Walker v. Long-Term Disability Plan of Sponsor Tri-Valley Growers
This text of 83 F. App'x 902 (Walker v. Long-Term Disability Plan of Sponsor Tri-Valley Growers) is published on Counsel Stack Legal Research, covering Court of Appeals for the Ninth Circuit primary law. Counsel Stack provides free access to over 12 million legal documents including statutes, case law, regulations, and constitutions.
Opinion
MEMORANDUM
Judy Walker appeals the district court’s grant of summary judgment to defendants (“UNUM”) in this ERISA action.

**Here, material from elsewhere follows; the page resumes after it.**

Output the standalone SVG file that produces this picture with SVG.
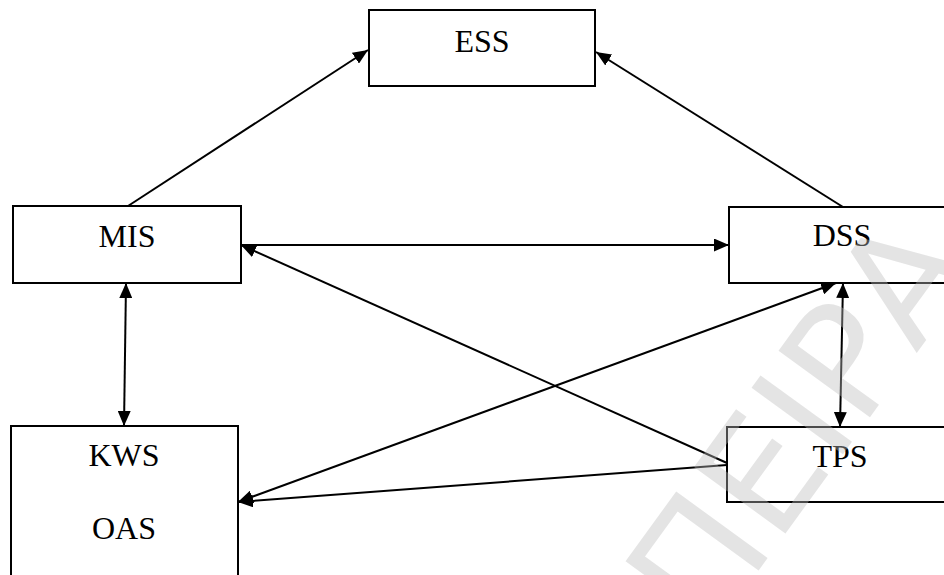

As the parties are familiar with the facts, we recount them here only as necessary to explain our decision.
1. There is no “treating physician rule” in ERISA disability cases, although “[p]lan administrators ... may not arbitrarily refuse to credit a claimant’s reliable evidence, including the opinions of a treating physician.” Black & Decker Disability Plan v. Nord, 538 U.S. 822,123 S.Ct. 1965, 1972, 155 L.Ed.2d 1034 (2003); see also Jebian v. Hewlettr-Packard Co., 349 F.3d 1098 (9th Cir.2003). Hence, UNUM did not deny Walker a “full and fair review,” 29 U.S.C. § 1133(2), of her eligibility for benefits simply by failing to defer to her treating physician’s views.
2. District courts are to review an ERISA plan administrator’s benefits determination for abuse of discretion only if the operative plan endowed the administrator with such discretion; otherwise, review is de novo. Firestone Tire & Rubber Co. v. Bruch, 489 U.S. 101, 115, 109 S.Ct. 948, 103 L.Ed.2d 80 (1989). The 1997 UNUM-issued plan (“1997 Plan”), which was in effect when UNUM terminated Walker’s benefits, stated, in pertinent part, “UNUM has discretionary authority to determine your eligibility for benefits and to interpret the terms and provisions of the policy.” This unambiguous language would entitle UNUM to abuse of discretion review, absent a conflict of interest. See Kearney v. Standard Ins. Co., 175 F.3d 1084, 1089-1090 (9th Cir.1999) (en banc).1
We sought supplemental briefing on the relevance of Jebian to the standard of review question. We conclude that, even if the 1997 Plan controlled, UNUM would have lost its entitlement to deferential review through its substantial failure to comply with the deadlines for internal review specified in the plan and applicable regulations. See 29 C.F.R. § 2650.503-1 (1998).2
[904]*904In Jebian, we held that “where, according to plan and regulatory language, a claim is ‘deemed ... denied’ on review after the expiration of a given time period, there is no opportunity for the exercise of discretion and the denial is usually to be reviewed de novo.” 349 F.3d at -. While Jebian requires only “substantial compliance” with these deadlines where a plan administrator is engaged in a “meaningful dialogue” with the claimant to investigate her claim, 349 F.3d at-, here UNUM did not even approximately comply with the applicable timetables, nor was it engaged in any dialogue at all with Walker, meaningful or insipid, in the 120 days after she filed her administrative appeal. The record indicates that after Walker timely appealed on February 19, 1999, UNUM took no action, beyond acknowledging receipt of the appeal, until June 19, 1999, more than 120 days after the appeal. Under Jebian, therefore, UNUM lost its entitlement to deferential review.
3. Walker asks us to adopt the Seventh Circuit’s “penumbra of ... judicial estop-pel” doctrine where an ERISA plan administrator has supported a claimant’s application for Social Security benefits but later asserts she is no longer disabled. See Ladd v. ITT Corp., 148 F.3d 753, 756 (7th Cir.1998). Walker failed to raise any claim regarding the Social Security proceedings before the district court, however, and so has waived this argument.
4. Walker offers the declarations of two physicians who examined her after UNUM’s final decision to terminate benefits. The district court found that it could not consider evidence outside of UNUM’s administrative record on abuse-of-discretion review. Since de novo review applies, however, the district court must now exercise its discretion and decide whether to consider the new evidence. Kearney, 175 F.3d at 1095 (citing Mongeluzo v. Baxter Travenol Long Term Disability Benefit Plan, 46 F.3d 938 (9th Cir.1995)). Accordingly, we remand to the district court for de novo review under the procedure outlined in Kearney, 175 F.3d at 1094-95.
VACATED and REMANDED.
This disposition is not appropriate for publication and may not be cited to or by the courts of this circuit except as provided by Ninth Circuit Rule 36-3.